• _RECORDED DATA_:
** Start **
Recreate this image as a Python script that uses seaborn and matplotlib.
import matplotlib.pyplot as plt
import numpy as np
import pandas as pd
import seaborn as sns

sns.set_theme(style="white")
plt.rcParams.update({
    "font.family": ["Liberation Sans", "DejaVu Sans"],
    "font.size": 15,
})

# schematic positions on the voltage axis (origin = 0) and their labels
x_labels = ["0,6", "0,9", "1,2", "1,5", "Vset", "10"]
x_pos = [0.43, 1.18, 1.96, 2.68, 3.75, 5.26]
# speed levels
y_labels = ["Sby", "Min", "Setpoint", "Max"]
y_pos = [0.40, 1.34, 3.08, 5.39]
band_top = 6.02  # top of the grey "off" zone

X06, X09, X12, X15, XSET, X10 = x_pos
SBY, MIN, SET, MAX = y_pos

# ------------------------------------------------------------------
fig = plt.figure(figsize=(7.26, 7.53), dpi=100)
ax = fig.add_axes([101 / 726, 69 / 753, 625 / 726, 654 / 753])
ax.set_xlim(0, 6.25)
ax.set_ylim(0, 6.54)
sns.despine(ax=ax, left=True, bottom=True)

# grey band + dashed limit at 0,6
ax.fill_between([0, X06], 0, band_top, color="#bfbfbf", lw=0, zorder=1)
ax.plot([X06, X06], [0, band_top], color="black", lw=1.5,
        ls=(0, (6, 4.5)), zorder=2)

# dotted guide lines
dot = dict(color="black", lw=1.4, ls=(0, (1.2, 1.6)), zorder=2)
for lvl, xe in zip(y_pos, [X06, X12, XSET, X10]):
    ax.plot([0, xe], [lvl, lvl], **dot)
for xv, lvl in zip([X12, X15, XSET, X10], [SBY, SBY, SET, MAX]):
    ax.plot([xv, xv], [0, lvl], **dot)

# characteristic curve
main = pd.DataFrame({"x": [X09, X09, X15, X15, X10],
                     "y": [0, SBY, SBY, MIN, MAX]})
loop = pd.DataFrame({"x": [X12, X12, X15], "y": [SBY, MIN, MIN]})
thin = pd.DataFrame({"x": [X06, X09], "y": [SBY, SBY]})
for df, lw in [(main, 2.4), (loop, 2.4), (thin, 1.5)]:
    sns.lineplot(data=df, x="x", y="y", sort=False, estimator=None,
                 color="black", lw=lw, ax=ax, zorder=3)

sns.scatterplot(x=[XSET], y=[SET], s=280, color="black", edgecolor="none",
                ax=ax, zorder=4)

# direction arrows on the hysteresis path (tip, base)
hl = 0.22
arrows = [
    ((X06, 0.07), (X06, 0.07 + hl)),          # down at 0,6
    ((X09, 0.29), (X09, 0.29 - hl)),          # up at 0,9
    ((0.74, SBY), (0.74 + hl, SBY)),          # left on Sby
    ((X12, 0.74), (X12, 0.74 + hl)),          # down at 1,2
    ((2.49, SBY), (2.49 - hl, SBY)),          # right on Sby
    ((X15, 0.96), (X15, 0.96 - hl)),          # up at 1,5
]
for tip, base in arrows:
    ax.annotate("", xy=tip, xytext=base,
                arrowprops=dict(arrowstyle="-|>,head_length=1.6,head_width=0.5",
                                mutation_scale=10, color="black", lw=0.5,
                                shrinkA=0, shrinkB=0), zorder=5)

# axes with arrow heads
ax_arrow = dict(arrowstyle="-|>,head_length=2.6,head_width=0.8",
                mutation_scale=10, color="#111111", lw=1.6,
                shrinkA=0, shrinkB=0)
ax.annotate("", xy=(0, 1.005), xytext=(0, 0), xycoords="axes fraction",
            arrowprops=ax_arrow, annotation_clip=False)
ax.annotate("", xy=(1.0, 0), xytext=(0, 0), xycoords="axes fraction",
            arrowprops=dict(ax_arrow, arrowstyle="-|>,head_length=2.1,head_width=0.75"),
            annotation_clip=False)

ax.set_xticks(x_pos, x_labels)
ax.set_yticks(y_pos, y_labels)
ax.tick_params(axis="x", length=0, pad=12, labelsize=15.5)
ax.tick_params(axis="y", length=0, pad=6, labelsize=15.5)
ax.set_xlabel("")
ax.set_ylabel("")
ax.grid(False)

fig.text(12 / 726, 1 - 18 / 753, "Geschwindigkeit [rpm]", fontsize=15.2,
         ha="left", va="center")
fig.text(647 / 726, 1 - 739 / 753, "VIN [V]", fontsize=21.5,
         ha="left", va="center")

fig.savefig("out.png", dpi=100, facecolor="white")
** End **
** Start **
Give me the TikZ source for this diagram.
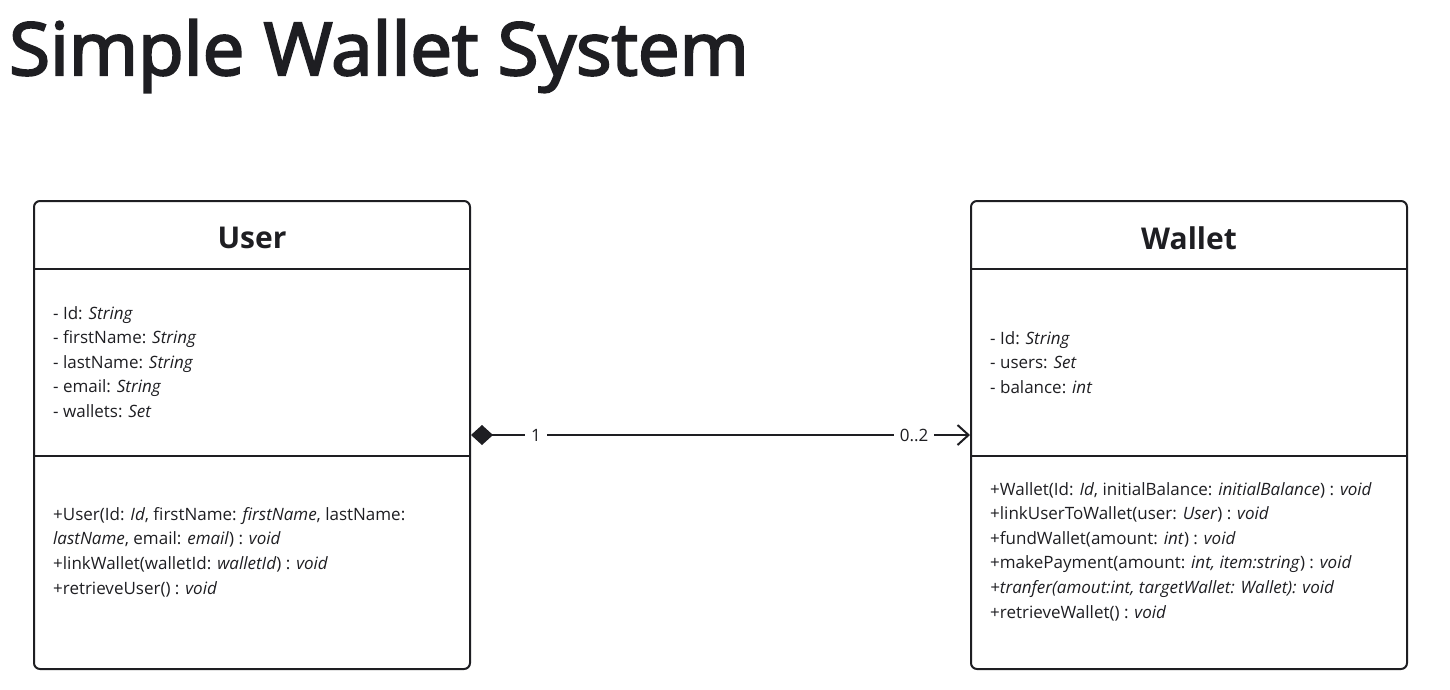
** End **
** Start **
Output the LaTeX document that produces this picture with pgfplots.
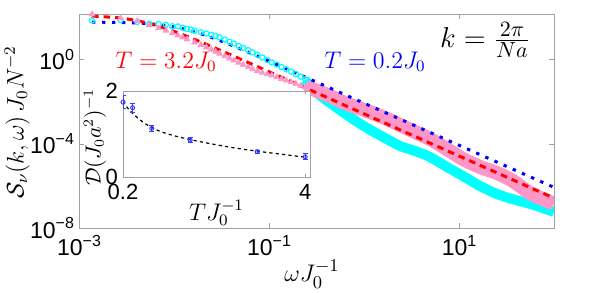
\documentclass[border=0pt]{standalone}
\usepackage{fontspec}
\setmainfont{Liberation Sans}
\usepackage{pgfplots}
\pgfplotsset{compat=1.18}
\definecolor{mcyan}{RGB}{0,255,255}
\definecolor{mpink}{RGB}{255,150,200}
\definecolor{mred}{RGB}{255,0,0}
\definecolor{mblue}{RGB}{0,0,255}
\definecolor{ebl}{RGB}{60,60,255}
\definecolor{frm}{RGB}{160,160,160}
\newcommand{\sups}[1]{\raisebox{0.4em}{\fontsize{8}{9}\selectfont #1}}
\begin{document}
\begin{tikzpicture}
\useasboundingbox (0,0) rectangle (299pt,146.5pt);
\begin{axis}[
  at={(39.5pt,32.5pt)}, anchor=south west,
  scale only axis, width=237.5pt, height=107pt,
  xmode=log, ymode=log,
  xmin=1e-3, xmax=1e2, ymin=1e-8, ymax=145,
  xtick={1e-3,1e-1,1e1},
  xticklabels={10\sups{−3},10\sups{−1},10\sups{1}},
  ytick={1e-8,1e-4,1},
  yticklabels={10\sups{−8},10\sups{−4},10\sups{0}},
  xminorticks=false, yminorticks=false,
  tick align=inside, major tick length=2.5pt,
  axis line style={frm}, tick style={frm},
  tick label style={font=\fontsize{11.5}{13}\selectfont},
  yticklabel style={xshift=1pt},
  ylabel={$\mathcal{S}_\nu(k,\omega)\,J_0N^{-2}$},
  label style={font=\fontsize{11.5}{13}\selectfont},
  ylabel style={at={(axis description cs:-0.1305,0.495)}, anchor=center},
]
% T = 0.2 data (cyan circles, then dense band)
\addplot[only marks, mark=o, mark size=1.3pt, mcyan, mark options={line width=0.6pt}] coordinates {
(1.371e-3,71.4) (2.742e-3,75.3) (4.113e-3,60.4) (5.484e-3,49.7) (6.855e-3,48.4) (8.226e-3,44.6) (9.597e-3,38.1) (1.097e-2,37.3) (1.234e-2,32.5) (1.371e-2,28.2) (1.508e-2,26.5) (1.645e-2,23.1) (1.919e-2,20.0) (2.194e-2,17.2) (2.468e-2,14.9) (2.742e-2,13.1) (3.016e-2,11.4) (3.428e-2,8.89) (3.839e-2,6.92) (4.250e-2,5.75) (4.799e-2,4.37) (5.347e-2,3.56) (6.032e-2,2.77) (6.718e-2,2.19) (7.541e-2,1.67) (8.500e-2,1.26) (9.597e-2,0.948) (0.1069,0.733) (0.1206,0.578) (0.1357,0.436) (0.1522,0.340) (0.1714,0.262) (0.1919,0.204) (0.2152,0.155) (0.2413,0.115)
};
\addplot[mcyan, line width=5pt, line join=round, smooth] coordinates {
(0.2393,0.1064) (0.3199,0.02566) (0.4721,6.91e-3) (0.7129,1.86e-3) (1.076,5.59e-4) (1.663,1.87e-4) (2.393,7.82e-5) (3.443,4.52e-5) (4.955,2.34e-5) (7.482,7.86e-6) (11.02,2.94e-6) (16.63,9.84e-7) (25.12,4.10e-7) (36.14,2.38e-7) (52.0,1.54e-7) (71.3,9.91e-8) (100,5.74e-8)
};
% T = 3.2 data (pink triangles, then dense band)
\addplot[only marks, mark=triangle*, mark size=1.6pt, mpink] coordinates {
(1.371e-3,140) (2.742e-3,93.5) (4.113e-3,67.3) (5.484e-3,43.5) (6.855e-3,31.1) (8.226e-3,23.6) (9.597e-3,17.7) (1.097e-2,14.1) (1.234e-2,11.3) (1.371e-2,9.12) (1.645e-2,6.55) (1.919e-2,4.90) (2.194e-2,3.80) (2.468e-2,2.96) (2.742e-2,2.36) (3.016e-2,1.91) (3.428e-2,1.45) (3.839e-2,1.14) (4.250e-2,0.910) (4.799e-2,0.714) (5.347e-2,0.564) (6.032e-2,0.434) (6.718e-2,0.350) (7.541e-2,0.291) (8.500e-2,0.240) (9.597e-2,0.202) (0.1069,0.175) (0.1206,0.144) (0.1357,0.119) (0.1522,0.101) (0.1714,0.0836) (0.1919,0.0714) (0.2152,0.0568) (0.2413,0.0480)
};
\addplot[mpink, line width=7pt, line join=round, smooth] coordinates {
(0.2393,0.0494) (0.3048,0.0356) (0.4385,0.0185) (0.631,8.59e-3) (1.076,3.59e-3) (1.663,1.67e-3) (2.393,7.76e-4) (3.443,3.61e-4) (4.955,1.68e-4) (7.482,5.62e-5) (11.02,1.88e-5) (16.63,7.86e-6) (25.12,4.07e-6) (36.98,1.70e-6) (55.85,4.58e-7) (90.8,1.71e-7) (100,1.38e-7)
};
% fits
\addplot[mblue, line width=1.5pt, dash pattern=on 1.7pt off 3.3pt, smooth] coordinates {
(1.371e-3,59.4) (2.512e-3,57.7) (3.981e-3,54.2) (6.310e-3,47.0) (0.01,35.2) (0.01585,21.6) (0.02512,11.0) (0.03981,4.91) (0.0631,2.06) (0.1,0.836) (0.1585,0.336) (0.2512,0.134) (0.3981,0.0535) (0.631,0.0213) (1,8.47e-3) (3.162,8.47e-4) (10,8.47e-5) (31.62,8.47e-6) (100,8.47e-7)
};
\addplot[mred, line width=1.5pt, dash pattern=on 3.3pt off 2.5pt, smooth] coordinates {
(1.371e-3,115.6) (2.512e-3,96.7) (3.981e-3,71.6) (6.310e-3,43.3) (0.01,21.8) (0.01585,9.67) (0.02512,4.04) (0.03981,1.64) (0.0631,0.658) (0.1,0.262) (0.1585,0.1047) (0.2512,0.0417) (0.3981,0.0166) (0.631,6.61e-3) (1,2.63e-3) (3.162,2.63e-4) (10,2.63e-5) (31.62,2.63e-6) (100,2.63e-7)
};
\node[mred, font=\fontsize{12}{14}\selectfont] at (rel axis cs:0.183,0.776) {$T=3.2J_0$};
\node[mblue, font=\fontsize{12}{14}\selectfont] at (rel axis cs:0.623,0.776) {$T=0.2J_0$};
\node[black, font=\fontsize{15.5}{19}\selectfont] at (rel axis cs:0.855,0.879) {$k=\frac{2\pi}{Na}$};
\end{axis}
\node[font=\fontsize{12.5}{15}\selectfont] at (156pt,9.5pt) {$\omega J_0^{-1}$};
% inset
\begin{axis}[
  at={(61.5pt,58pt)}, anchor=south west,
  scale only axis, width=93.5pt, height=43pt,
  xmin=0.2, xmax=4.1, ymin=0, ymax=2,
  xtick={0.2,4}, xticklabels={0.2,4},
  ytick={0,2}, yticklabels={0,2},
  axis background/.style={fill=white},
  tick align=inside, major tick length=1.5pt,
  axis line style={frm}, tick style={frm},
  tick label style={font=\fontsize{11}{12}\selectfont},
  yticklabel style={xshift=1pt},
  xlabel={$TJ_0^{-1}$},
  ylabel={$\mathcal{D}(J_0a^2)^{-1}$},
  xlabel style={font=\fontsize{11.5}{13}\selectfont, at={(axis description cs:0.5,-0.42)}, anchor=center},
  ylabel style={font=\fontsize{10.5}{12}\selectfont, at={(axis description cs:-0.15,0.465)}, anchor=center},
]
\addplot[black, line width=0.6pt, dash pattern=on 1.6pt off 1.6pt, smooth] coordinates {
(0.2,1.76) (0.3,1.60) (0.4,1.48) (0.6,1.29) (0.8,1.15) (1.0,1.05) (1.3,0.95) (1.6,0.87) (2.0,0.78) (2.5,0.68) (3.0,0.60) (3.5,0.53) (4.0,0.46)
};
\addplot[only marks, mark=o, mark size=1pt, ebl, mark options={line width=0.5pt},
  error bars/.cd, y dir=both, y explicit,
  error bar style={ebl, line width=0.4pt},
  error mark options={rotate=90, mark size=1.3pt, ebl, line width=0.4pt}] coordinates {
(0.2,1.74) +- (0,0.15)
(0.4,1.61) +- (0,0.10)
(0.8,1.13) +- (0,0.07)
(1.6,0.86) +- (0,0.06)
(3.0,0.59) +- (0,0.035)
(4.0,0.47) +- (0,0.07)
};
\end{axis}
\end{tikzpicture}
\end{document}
** End **
• _THE EXERCISE_: Proceeding from the line containing "Recreate this image" through the line containing "ax.plot([xv, xv], [0, lvl], **dot)", transcribe the lines above exactly, both end lines included.

• _SOLUTION_:
Recreate this image as a Python script that uses seaborn and matplotlib.
import matplotlib.pyplot as plt
import numpy as np
import pandas as pd
import seaborn as sns

sns.set_theme(style="white")
plt.rcParams.update({
    "font.family": ["Liberation Sans", "DejaVu Sans"],
    "font.size": 15,
})

# schematic positions on the voltage axis (origin = 0) and their labels
x_labels = ["0,6", "0,9", "1,2", "1,5", "Vset", "10"]
x_pos = [0.43, 1.18, 1.96, 2.68, 3.75, 5.26]
# speed levels
y_labels = ["Sby", "Min", "Setpoint", "Max"]
y_pos = [0.40, 1.34, 3.08, 5.39]
band_top = 6.02  # top of the grey "off" zone

X06, X09, X12, X15, XSET, X10 = x_pos
SBY, MIN, SET, MAX = y_pos

# ------------------------------------------------------------------
fig = plt.figure(figsize=(7.26, 7.53), dpi=100)
ax = fig.add_axes([101 / 726, 69 / 753, 625 / 726, 654 / 753])
ax.set_xlim(0, 6.25)
ax.set_ylim(0, 6.54)
sns.despine(ax=ax, left=True, bottom=True)

# grey band + dashed limit at 0,6
ax.fill_between([0, X06], 0, band_top, color="#bfbfbf", lw=0, zorder=1)
ax.plot([X06, X06], [0, band_top], color="black", lw=1.5,
        ls=(0, (6, 4.5)), zorder=2)

# dotted guide lines
dot = dict(color="black", lw=1.4, ls=(0, (1.2, 1.6)), zorder=2)
for lvl, xe in zip(y_pos, [X06, X12, XSET, X10]):
    ax.plot([0, xe], [lvl, lvl], **dot)
for xv, lvl in zip([X12, X15, XSET, X10], [SBY, SBY, SET, MAX]):
    ax.plot([xv, xv], [0, lvl], **dot)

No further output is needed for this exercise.